I’d like to know how this Time-Space Continuum thing works. Also Carl Sagan never explained String Theory so I could understand it.

Share a personal fact that no one would ever guess about you.

No one, until now, knew I grow tomato vines twelve feet long, that I can flip my tongue all the way over, or that I make a killer cappuccino.

You are on death row and it’s your final supper. What do you choose?

Definitely I want something that takes the chef a long time to prepare—like those thousand year old Chinese eggs they bury in the ground. And then I’d add something that takes a very long time for me to eat and has many courses. Between courses I’d snack on New York pizza and Indian curry.

What would you do in life if you knew you couldn’t fail?

You mean like climb Mount Everest, or cure cancer, or publish my book? I already know I can’t fail, no matter what I do. My success, however, varies widely.

Describe the most terrifying situation you have ever been in?

Once I was in a restaurant that ran out of spaghetti carbonara. But that terror didn’t last. I substituted tortellini. Walking up the aisle at my wedding was pretty frightening. Oh, wait. The bride walks up the aisle. Hmmm, it could have been the time I walked across the Golden Gate Bridge at its fiftieth anniversary. But that wasn’t scary until later when I learned that the loud clanking noise we heard in the middle was when the bridge nearly collapsed.

Share one quote, or saying, that keeps you going in life.

I love quotes so I’ll share several of my favorites. Mark Twain: “Against the assault of laughter, nothing can stand.” “When we remember we are all mad, the mysteries disappear and life stands explained.”  Elbert Hubbard (no relation to L. Ron): “To avoid criticism, do nothing, say nothing, be nothing.” Timothy Hurley: “Never run for an elevator.
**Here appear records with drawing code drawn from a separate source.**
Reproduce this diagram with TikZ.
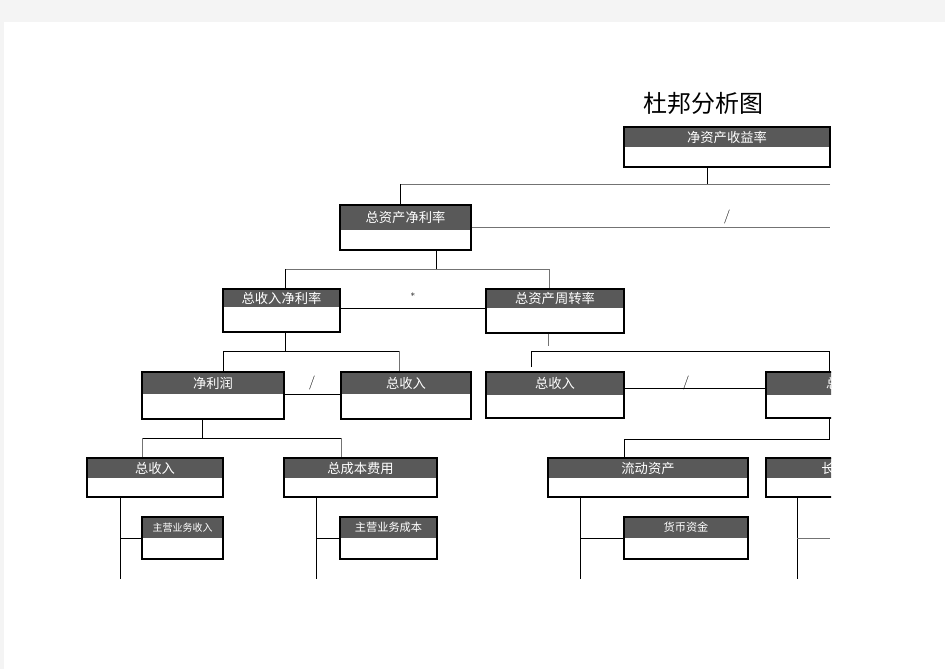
\documentclass[tikz,border=0pt]{standalone}
\usepackage{fontspec}
\newfontfamily\cjk{Noto Sans CJK SC}
\definecolor{hdrgray}{HTML}{595959}
\definecolor{pagegray}{HTML}{F4F4F4}
\tikzset{
  boxframe/.style={draw=black, line width=1.1pt, inner sep=0pt, fill=none},
  hdrtext/.style={text=white, font=\cjk\fontsize{13.3}{15}\selectfont, inner sep=0pt},
  hdrsmall/.style={text=white, font=\cjk\fontsize{10}{11}\selectfont, inner sep=0pt},
  hdrmid/.style={text=white, font=\cjk\fontsize{11.2}{12}\selectfont, inner sep=0pt},
  conn/.style={draw=black, line width=0.9pt},
  connlight/.style={draw=black!55, line width=0.9pt},
  optext/.style={font=\fontsize{14}{15}\selectfont, inner sep=0pt, text=black},
}
% name, x1, y1, x2, y2, yheader, text, textstyle
\newcommand{\dpbox}[8]{%
  \fill[hdrgray] (#2,#3) rectangle (#4,#6);
  \node[boxframe, minimum width={#4pt-#2pt}, minimum height={#5pt-#3pt}] (#1) at ({(#2+#4)/2},{(#3+#5)/2}) {};
  \node[#8] (#1-h) at ({(#2+#4)/2},{(#3+#6)/2}) {#7};
}
\begin{document}
\begin{tikzpicture}[x=1pt,y=-1pt]
\useasboundingbox (0,0) rectangle (945,669);
\fill[pagegray] (0,0) rectangle (945,669);
\fill[white] (4,22) rectangle (945,669);

\node[font=\cjk\fontsize{24}{27}\selectfont, inner sep=0pt] (title) at (703,103) {杜邦分析图};

\begin{scope}
\clip (0,0) rectangle (831,669);
\dpbox{roe}{624}{127}{830}{167}{147}{净资产收益率}{hdrtext}
\dpbox{roa}{340}{205}{471}{250}{230}{总资产净利率}{hdrtext}
\dpbox{npm}{223}{289}{340}{332}{307}{总收入净利率}{hdrtext}
\dpbox{tat}{486}{289}{624}{333}{308}{总资产周转率}{hdrtext}
\dpbox{ni}{142}{372}{284}{419}{394}{净利润}{hdrtext}
\dpbox{revb}{341}{372}{471}{419}{394}{总收入}{hdrtext}
\dpbox{revc}{486}{372}{624}{418}{395}{总收入}{hdrtext}
\dpbox{ta}{766}{372}{926}{418}{395}{总资产}{hdrtext}
\dpbox{reva}{87}{458}{223}{497}{478}{总收入}{hdrtext}
\dpbox{tc}{284}{458}{437}{497}{478}{总成本费用}{hdrtext}
\dpbox{ca}{548}{458}{748}{497}{478}{流动资产}{hdrtext}
\dpbox{lta}{766}{458}{930}{497}{478}{长期资产}{hdrtext}
\dpbox{mr}{142}{517}{223}{559}{538}{主营业务收入}{hdrsmall}
\dpbox{mc}{340}{517}{437}{559}{538}{主营业务成本}{hdrmid}
\dpbox{cash}{624}{517}{748}{559}{538}{货币资金}{hdrmid}

% junction coordinates
\coordinate (j1) at (707,184);
\coordinate (j1r) at (830,184);
\coordinate (j1l) at (400,184);
\coordinate (j2r) at (830,227);
\coordinate (j3) at (436,269);
\coordinate (j3l) at (285,269);
\coordinate (j3r) at (549,269);
\coordinate (j4) at (285,351);
\coordinate (j4l) at (223,351);
\coordinate (j4r) at (399,351);
\coordinate (j5) at (548,346);
\coordinate (j5l) at (531,351);
\coordinate (j5r) at (829,351);
\coordinate (j5s) at (531,367);
\coordinate (j6r) at (829,439);
\coordinate (j6l) at (624,439);
\coordinate (j7) at (202,438);
\coordinate (j7l) at (142,438);
\coordinate (j7r) at (341,438);
\coordinate (k1) at (120,579);
\coordinate (k2) at (316,579);
\coordinate (k3) at (580,579);
\coordinate (k4) at (797,579);
\coordinate (k4r) at (830,538);

% connectors
\draw[conn] (roe.south -| j1) -- (j1);
\draw[connlight] (j1r) -- (j1l);
\draw[conn] (j1l) -- (roa.north -| j1l);
\draw[connlight] (roa.east |- j2r) -- (j2r);
\draw[conn] (roa.south -| j3) -- (j3);
\draw[connlight] (j3l) -- (j3r);
\draw[conn] (j3l) -- (npm.north -| j3l);
\draw[connlight] (j3r) -- (tat.north -| j3r);
\draw[conn] (npm.east |- 0,308) -- (tat.west |- 0,308);
\draw[conn] (npm.south -| j4) -- (j4);
\draw[conn] (j4l) -- (j4r);
\draw[conn] (j4l) -- (ni.north -| j4l);
\draw[connlight] (j4r) -- (revb.north -| j4r);
\draw[conn] (ni.east |- 0,394) -- (revb.west |- 0,394);
\draw[connlight] (tat.south -| j5) -- (j5);
\draw[conn] (j5s) -- (j5l) -- (j5r) -- (ta.north -| j5r);
\draw[conn] (revc.east |- 0,388) -- (ta.west |- 0,388);
\draw[conn] (ta.south -| j6r) -- (j6r) -- (j6l) -- (ca.north -| j6l);
\draw[conn] (ni.south -| j7) -- (j7);
\draw[conn] (j7l) -- (j7r);
\draw[connlight] (j7l) -- (reva.north -| j7l);
\draw[connlight] (j7r) -- (tc.north -| j7r);
\draw[conn] (reva.south -| k1) -- (k1);
\draw[conn] (k1 |- mr.west) -- (mr.west);
\draw[conn] (tc.south -| k2) -- (k2);
\draw[conn] (k2 |- mc.west) -- (mc.west);
\draw[conn] (ca.south -| k3) -- (k3);
\draw[conn] (k3 |- cash.west) -- (cash.west);
\draw[conn] (lta.south -| k4) -- (k4);
\draw[connlight] (k4 |- k4r) -- (k4r);
\end{scope}

\node[optext] (op1) at (727,217) {/};
\node[optext, font=\fontsize{9}{10}\selectfont] (op2) at (413,296) {*};
\node[optext] (op3) at (312,383) {/};
\node[optext] (op4) at (686,383) {/};
\end{tikzpicture}
\end{document}
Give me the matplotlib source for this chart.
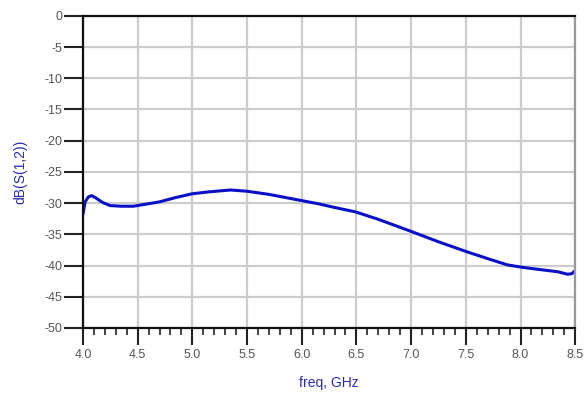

It looks needy.”

What would be the perfect day for you?

Two eggs over medium with dry rye toast and Red Rose tea, and the New York Times with headlines saying no one shot anyone anywhere in the world, and the haves were overcome with the urge to share with the have-nots.

And the cliché question, four guests at your dinner party (dead or alive), who do you choose?

I assume that you don’t mean I’m dead or alive and that the deceased are alive at least during the dinner party. I wouldn’t invite Papa Hemingway, who insists on being the center of attention. I’d love to have Poe if he avoided being morose. I can’t think of a single politician to invite. It goes without saying that Mark Twain would come and I’d place him at the head of the table. I’d consider Ghandi or Mother Teresa, but I’d be afraid they would just bore us with advice to be nice. And, of course, I’d bring my best friend, my wife, so we could talk about the guests while we walk home.